Lo scandalo degli abusi sessuali negli ambienti della squadra di football della Penn State University offre alla chiesa cattolica la possibilità di mostrare all’opinione pubblica americana la prova che l’omertà attorno alla pedofilia non è un problema solo del clero cattolico. L’incontro tra Obama e Dolan, avvenuto in maniera riservata nei giorni scorsi, non ha calmato le acque ed è servito solo a mettere sull’avviso la Casa Bianca.

Appoggiato da vescovi come il futuro cardinale di Philadelphia, Chaput, e dai cardinali di Boston e Washington, O’Malley e Wuerl, il neopresidente Dolan ha elevato il livello dello scontro con l’amministrazione democratica di Obama nei mesi cruciali per la campagna elettorale per le presidenziali del novembre 2012.

Come ha commentato un consigliere dei vescovi (che non ha voluto essere citato), la politica dei vescovi è entrata attualmente nella fase “nessun nemico a destra”. Nel 1919 i vescovi cattolici americani contribuirono a preparare il terreno al New Deal di Roosevelt, quando proposero il salario minimo e una rete di sicurezza sociale per anziani, disabili e disoccupati. La leadership di Dolan prosegue il corso inaugurato dall’ex presidente, il cardinale George di Chicago, in un cambio di rotta evidente rispetto all’episcopato degli anni ottanta e novanta, che in pieno clima reaganiano aveva pubblicato documenti molto coraggiosi sulla giustizia sociale ed economica e sul disarmo.

I vescovi di inizio secolo XXI sembrano non aver nulla da offrire ad una società scopertasi più povera e più ingiusta, tornata ad una situazione simile a quella precedente il New Deal. In un’America caratterizzata da disuguaglianze sociali stile “robber barons” di fine ottocento, anche la chiesa cattolica sembra essere tornata a quel periodo. Dalla lotta della chiesa cattolica in America del secolo XIX per la libertà religiosa della chiesa della minoranza e degli immigrati, siamo passati al secolo XXI in cui una chiesa cattolica nel frattempo diventata maggioranza relativa rispetto alle altre chiese e religioni americane si fa interprete, in nome dei “valori non negoziabili”, di un’idea di “maggioranza morale” – quasi una ripresa della moral majority del pastore filorepubblicano Jerry Falwell dei primi anni ottanta.

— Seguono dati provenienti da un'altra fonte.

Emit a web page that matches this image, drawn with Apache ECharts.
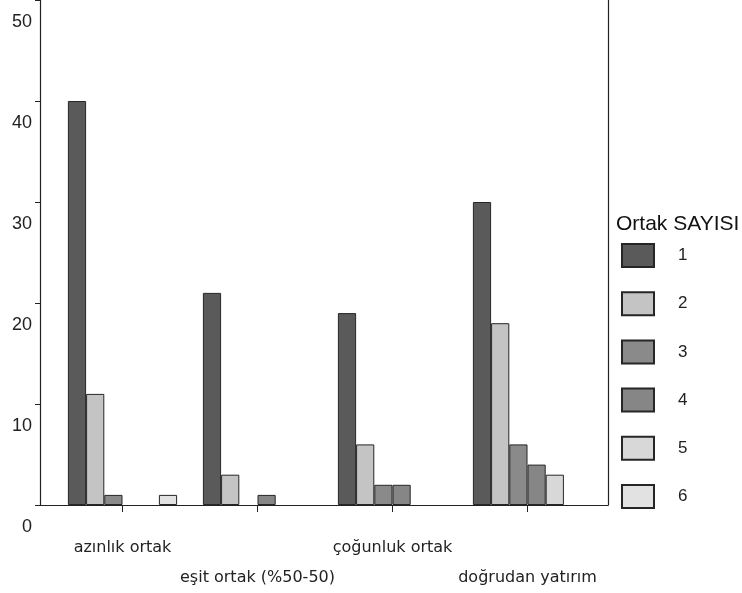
<!DOCTYPE html>
<html>
<head>
<meta charset="utf-8">
<script src="https://cdn.jsdelivr.net/npm/echarts@6/dist/echarts.min.js"></script>
<style>
  html, body { margin: 0; padding: 0; background: #fff; }
  #chart { width: 742px; height: 593px; }
</style>
</head>
<body>
<div id="chart"></div>
<script>
//data
let categories = ['azınlık ortak', 'eşit ortak (%50-50)', 'çoğunluk ortak', 'doğrudan yatırım'];
let seriesNames = ['1', '2', '3', '4', '5', '6'];
let s1 = [40, 21, 19, 30];
let s2 = [11, 3, 6, 18];
let s3 = [1, 0, 2, 6];
let s4 = [0, 1, 2, 4];
let s5 = [0, 0, 0, 3];
let s6 = [1, 0, 0, 0];
let yTicks = [0, 10, 20, 30, 40, 50];

let colors = ['#5a5a5a', '#c4c4c4', '#8a8a8a', '#868686', '#d8d8d8', '#e2e2e2'];
let font = '"Liberation Sans", Arial, sans-serif';
let wideFont = '"DejaVu Sans", sans-serif';

let chart = echarts.init(document.getElementById('chart'));

//one bar series per "Ortak SAYISI" value, zero counts left empty
let allValues = [s1, s2, s3, s4, s5, s6];
let series = [];
for (let i = 0; i < allValues.length; i++) {
    series.push({
        name: seriesNames[i],
        type: 'bar',
        xAxisIndex: 1,
        yAxisIndex: 2,
        barWidth: 18.2,
        barGap: '0%',
        data: allValues[i].map(function (v) { return v === 0 ? '-' : v; }),
        itemStyle: { color: colors[i], borderColor: '#262626', borderWidth: 1 }
    });
}

let option = {
    animation: false,
    backgroundColor: '#fff',
    title: {
        text: 'Ortak SAYISI',
        left: 611,
        top: 209,
        textStyle: { fontFamily: font, fontSize: 21, fontWeight: 'normal', color: '#111' }
    },
    legend: {
        orient: 'vertical',
        left: 621,
        top: 243,
        padding: 0,
        itemWidth: 32,
        itemHeight: 23,
        itemGap: 23.2,
        icon: 'rect',
        data: seriesNames,
        textStyle: { fontFamily: font, fontSize: 17, color: '#222', padding: [0, 0, 0, 19] }
    },
    grid: [
        { left: 40, right: 134, top: 0, bottom: 88 },
        { left: 55, right: 147, top: 0, bottom: 88 }
    ],
    xAxis: [
        {
            gridIndex: 0, type: 'value', min: 0, max: 1,
            axisLine: { show: true, lineStyle: { color: '#222', width: 1.2 } },
            axisTick: { show: false }, axisLabel: { show: false }, splitLine: { show: false }
        },
        {
            gridIndex: 1, type: 'category', data: categories,
            axisLine: { show: false },
            axisTick: { show: true, alignWithLabel: true, length: 7, lineStyle: { color: '#222' } },
            axisLabel: {
                interval: 0,
                margin: 28,
                lineHeight: 30,
                verticalAlign: 'top',
                fontFamily: wideFont,
                fontSize: 16,
                color: '#222',
                formatter: function (v, idx) { return idx % 2 === 1 ? '\n' + v : v; }
            }
        }
    ],
    yAxis: [
        {
            gridIndex: 0, type: 'value', min: yTicks[0], max: yTicks[yTicks.length - 1], interval: 10,
            axisLine: { show: true, lineStyle: { color: '#222', width: 1.2 } },
            axisTick: { show: true, length: 5, lineStyle: { color: '#222' } },
            splitLine: { show: false },
            axisLabel: {
                margin: 8,
                verticalAlign: 'top',
                padding: [13, 0, 0, 0],
                fontFamily: font,
                fontSize: 18,
                color: '#222'
            }
        },
        {
            gridIndex: 0, type: 'value', position: 'right', min: 0, max: 50,
            axisLine: { show: true, lineStyle: { color: '#222', width: 1.2 } },
            axisTick: { show: false }, axisLabel: { show: false }, splitLine: { show: false }
        },
        {
            gridIndex: 1, type: 'value', min: 0, max: 50, show: false,
            splitLine: { show: false }
        }
    ],
    series: series
};

chart.setOption(option);
</script>
</body>
</html>
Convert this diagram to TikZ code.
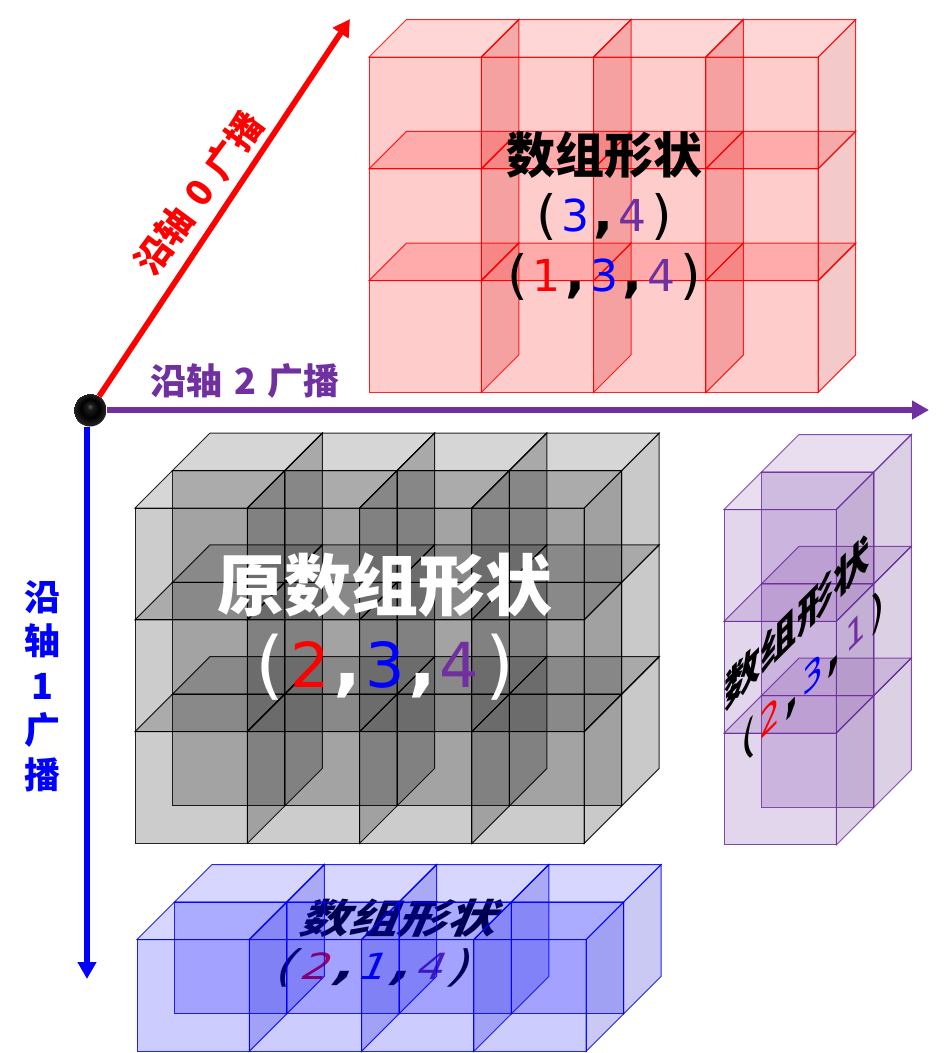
\documentclass[tikz,border=0pt]{standalone}
\usepackage{graphicx}
\usepackage{fontspec}
\usetikzlibrary{arrows.meta}
\setmainfont{DejaVu Sans}
\newfontfamily\cjk{Noto Sans CJK SC}
\newfontfamily\tuplefont{DejaVu Sans}
\definecolor{axisred}{RGB}{255,0,0}
\definecolor{axisblue}{RGB}{0,0,255}
\definecolor{axispurple}{RGB}{112,48,160}
\pgfdeclareradialshading{darkball}{\pgfpoint{0pt}{6pt}}{color(0pt)=(black!65); color(5pt)=(black!90); color(14pt)=(black); color(25pt)=(black!85)}
\tikzset{
    frontface/.style={line width=1pt,draw=#1,draw opacity=.85,fill=#1,fill opacity=.2},
    topface/.style={line width=1pt,draw=#1,draw opacity=.85,fill=#1,fill opacity=.16},
    sideface/.style={line width=1pt,draw=#1,draw opacity=.85,fill=#1!80!black,fill opacity=.21},
    axisline/.style={line width=5.7pt,-{Triangle[width=18pt,length=17pt]}},
    axislabel/.style={font=\cjk\bfseries\fontsize{36}{44.5}\selectfont,inner sep=0pt},
    titlelabel/.style={font=\cjk\bfseries\fontsize{49}{49}\selectfont,inner sep=0pt},
    tuplelabel/.style={font=\tuplefont\fontsize{44}{44}\selectfont,inner sep=0pt}
}
% one cube: x, y of the front face corner, colour
\newcommand{\cubeat}[3]{
    \draw[frontface=#3] (#1,#2) rectangle ++(112.3,111.8);
    \draw[topface=#3] (#1,#2) -- ++(37.5,-37.5) -- ++(112.3,0) -- ++(-37.5,37.5) -- cycle;
    \draw[sideface=#3] ({#1+112.3},#2) -- ++(37.5,-37.5) -- ++(0,111.8) -- ++(-37.5,37.5) -- cycle;
}
% block: x, y, last depth, last row, last column, colour
\newcommand{\cubeblock}[6]{
    \foreach \depth in {#3,...,0}
        \foreach \row in {0,...,#4}
            \foreach \col in {0,...,#5}
                \cubeat{#1+37.5*\depth+112.3*\col}{#2-37.5*\depth+111.8*\row}{#6};
}
\newcommand{\rd}[1]{\textcolor{axisred}{#1}}
\newcommand{\bl}[1]{\textcolor{axisblue}{#1}}
\newcommand{\pu}[1]{\textcolor{axispurple}{#1}}
% parts of a shape tuple
\newcommand{\tgap}{.11em}
\newcommand{\opn}{\raisebox{-.05em}{\scalebox{1.2}{(}}\kern.1em}
\newcommand{\cls}{\kern.1em\raisebox{-.05em}{\scalebox{1.2}{)}}}
\newcommand{\cma}{\kern\tgap\scalebox{1.2}{\bfseries,}\kern\tgap}

\begin{document}
\begin{tikzpicture}[x=1pt,y=-1pt]
    \useasboundingbox (0,0) rectangle (948,1053);
    % cubes
    \cubeblock{369}{57}{0}{2}{3}{axisred}
    \cubeblock{135}{508}{1}{2}{3}{black}
    \cubeblock{724}{509.5}{1}{2}{0}{axispurple}
    % this text lies behind the blue cubes
    \node[titlelabel,cm={1,0,.35,.82,(0,0)}] (bluetitle) at (403,918) {数组形状};
    \node[tuplelabel,cm={1,0,.35,.82,(0,0)}] (bluetuple) at (375,968) {\opn\rd{2}\cma\bl{1}\cma\pu{4}\cls};
    \cubeblock{137}{939.5}{1}{0}{3}{axisblue}
    % axes
    \node[circle,inner sep=0pt,outer sep=0pt,minimum size=33pt,shading=darkball] (ball) at (90,410) {};
    \coordinate (tipred) at (350,19);
    \coordinate (tipblue) at (87,979);
    \coordinate (tippurple) at (929,410);
    \draw[axisline,axisred] (ball) -- (tipred);
    \draw[axisline,axisblue] ([xshift=-3pt]ball.south) -- (tipblue);
    \draw[axisline,axispurple] (ball) -- (tippurple);
    \node[axislabel,axisred,rotate=53.5] (labelred) at (199,193) {沿轴\,\,0\,\,广播};
    \node[axislabel,axispurple] (labelpurple) at (245,381) {沿轴\,\,2\,\,广播};
    \node[axislabel,axisblue,align=center] (labelblue) at (42,686) {沿\\轴\\1\\广\\播};
    % shape texts
    \node[titlelabel] (redtitle) at (604,155) {数组形状};
    \node[tuplelabel] (redtuple) at (604,217) {\opn\bl{3}\cma\pu{4}\cls};
    \node[tuplelabel] (redfull) at (604,277) {\opn\rd{1}\cma\bl{3}\cma\pu{4}\cls};
    \node[titlelabel,white,font=\cjk\bfseries\fontsize{67}{67}\selectfont] (greytitle) at (385,585) {原数组形状};
    \node[tuplelabel,white,font=\tuplefont\fontsize{62}{62}\selectfont] (greytuple) at (385,667) {\renewcommand{\tgap}{.055em}\opn\rd{2}\cma\bl{3}\cma\pu{4}\cls};
    \node[titlelabel,cm={.74,.74,0,.85,(0,0)}] (purpletitle) at (797,622) {数组形状};
    \node[tuplelabel,cm={.74,.74,0,.85,(0,0)}] (purpletuple) at (813,676) {\opn\rd{2}\cma\bl{3}\cma\pu{1}\cls};
\end{tikzpicture}
\end{document}
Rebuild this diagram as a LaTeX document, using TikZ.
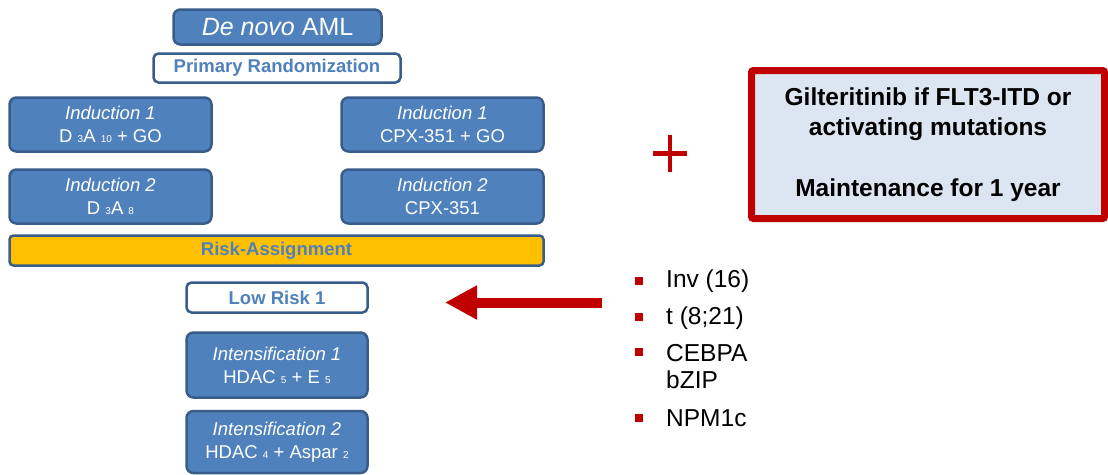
\documentclass[tikz,border=0pt]{standalone}
\usepackage{fontspec}
\setmainfont{Liberation Sans}
\usetikzlibrary{arrows.meta,positioning}
\definecolor{boxblue}{HTML}{4F81BD}
\definecolor{edgeblue}{HTML}{385D8A}
\definecolor{riskorange}{HTML}{FFC000}
\definecolor{darkred}{HTML}{C00000}
\definecolor{paleblue}{HTML}{DCE6F2}
\newcommand\lo[1]{{\fontsize{10}{10}\selectfont#1}}
\tikzset{
  armbox/.style={draw=edgeblue, line width=2.5pt, fill=boxblue, rounded corners=7pt,
    text=white, align=center, inner sep=0pt, minimum width=202pt, minimum height=54pt,
    font=\fontsize{18.5}{23}\selectfont},
  labelbox/.style={draw=edgeblue, line width=2.5pt, fill=white, rounded corners=5pt,
    text=boxblue, inner sep=0pt, minimum height=29pt, font=\fontsize{18.5}{22}\selectfont\bfseries},
  bullet/.style={fill=darkred, inner sep=0pt, minimum size=7.5pt},
  item/.style={anchor=west, inner sep=0pt, align=left, font=\fontsize{24.5}{27}\selectfont}
}
\begin{document}
\begin{tikzpicture}[x=1pt, y=-1pt]
\useasboundingbox (0,0) rectangle (1108,474);
% left column
\node[armbox, minimum width=208pt, minimum height=35pt, font=\fontsize{25}{28}\selectfont] (denovo) at (277.5,27) {\textit{De novo} AML};
\node[labelbox, minimum width=247pt] (primrand) at (277,68) {Primary Randomization};
\node[armbox] (indoneL) at (110.5,124.5) {\textit{Induction 1}\\D \lo{3}A \lo{10} + GO};
\node[armbox] (indoneR) at (442.5,124.5) {\textit{Induction 1}\\CPX-351 + GO};
\node[armbox] (indtwoL) at (110.5,196.5) {\textit{Induction 2}\\D \lo{3}A \lo{8}};
\node[armbox] (indtwoR) at (442.5,196.5) {\textit{Induction 2}\\CPX-351};
\node[labelbox, fill=riskorange, rounded corners=4pt, minimum width=534pt, minimum height=30pt] (risk) at (276.5,250.5) {Risk-Assignment};
\node[labelbox, minimum width=181pt, minimum height=30pt] (lowrisk) at (277,297.5) {Low Risk 1};
\node[armbox, minimum width=181pt, minimum height=65pt] (intone) at (277,365) {\textit{Intensification 1}\\HDAC \lo{5} + E \lo{5}};
\node[armbox, minimum width=181pt, minimum height=62pt] (inttwo) at (277,442) {\textit{Intensification 2}\\HDAC \lo{4} + Aspar \lo{2}};

% arrow from the list
\coordinate (arrowtail) at (602,302.5);
\coordinate (arrowtip) at (445,302.5);
\draw[darkred, line width=10pt, -{Triangle[length=32pt,width=32pt]}] (arrowtail) -- (arrowtip);

% low risk markers
\node[bullet] (bone) at (639,281) {};
\node[item] (inv) at (666,281) {Inv (16)};
\node[bullet] (btwo) at (639,317) {};
\node[item] (trans) at (666,318) {t (8;21)};
\node[bullet] (bthree) at (639,352) {};
\node[item] (cebpa) at (666,366.5) {CEBPA\\bZIP};
\node[bullet] (bfour) at (639,418) {};
\node[item] (npm) at (666,418) {NPM1c};

% maintenance
\coordinate (plus) at (670,153.5);
\draw[darkred, line width=4.5pt] ([xshift=-17pt]plus) -- ([xshift=17pt]plus)
  ([yshift=-18.5pt]plus) -- ([yshift=18.5pt]plus);
\node[draw=darkred, line width=7pt, fill=paleblue, rounded corners=2pt, inner sep=0pt,
  minimum width=353pt, minimum height=148pt, align=center,
  font=\fontsize{24.5}{30.5}\selectfont\bfseries] (maint) at (928,144.5)
  {Gilteritinib if FLT3-ITD or\\activating mutations\\[30.5pt]Maintenance for 1 year};
\end{tikzpicture}
\end{document}
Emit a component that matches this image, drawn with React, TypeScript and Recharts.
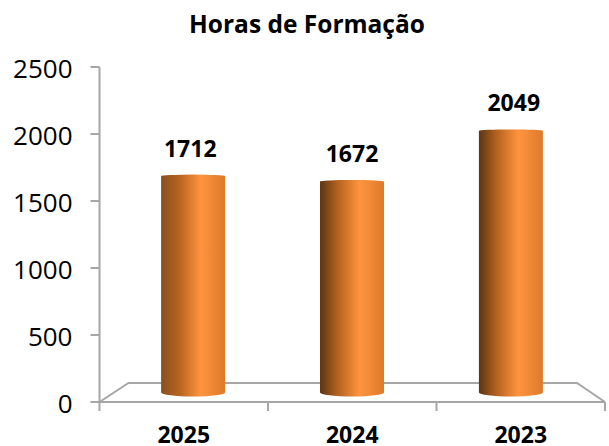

Diversamente che da Iraq e Afghanistan, c’è poco che Obama possa fare per fermare la “culture war” dei vescovi americani. Nel 2008 Obama aveva vinto anche grazie al voto dei cattolici: la Casa Bianca conta che i cattolici continuino a considerare politicamente irrilevante un episcopato sempre più schierato con un partito repubblicano i cui candidati alla presidenza si sono fatti notare finora solo per l’estremismo liberista delle loro proposte di politiche sociali e fiscali.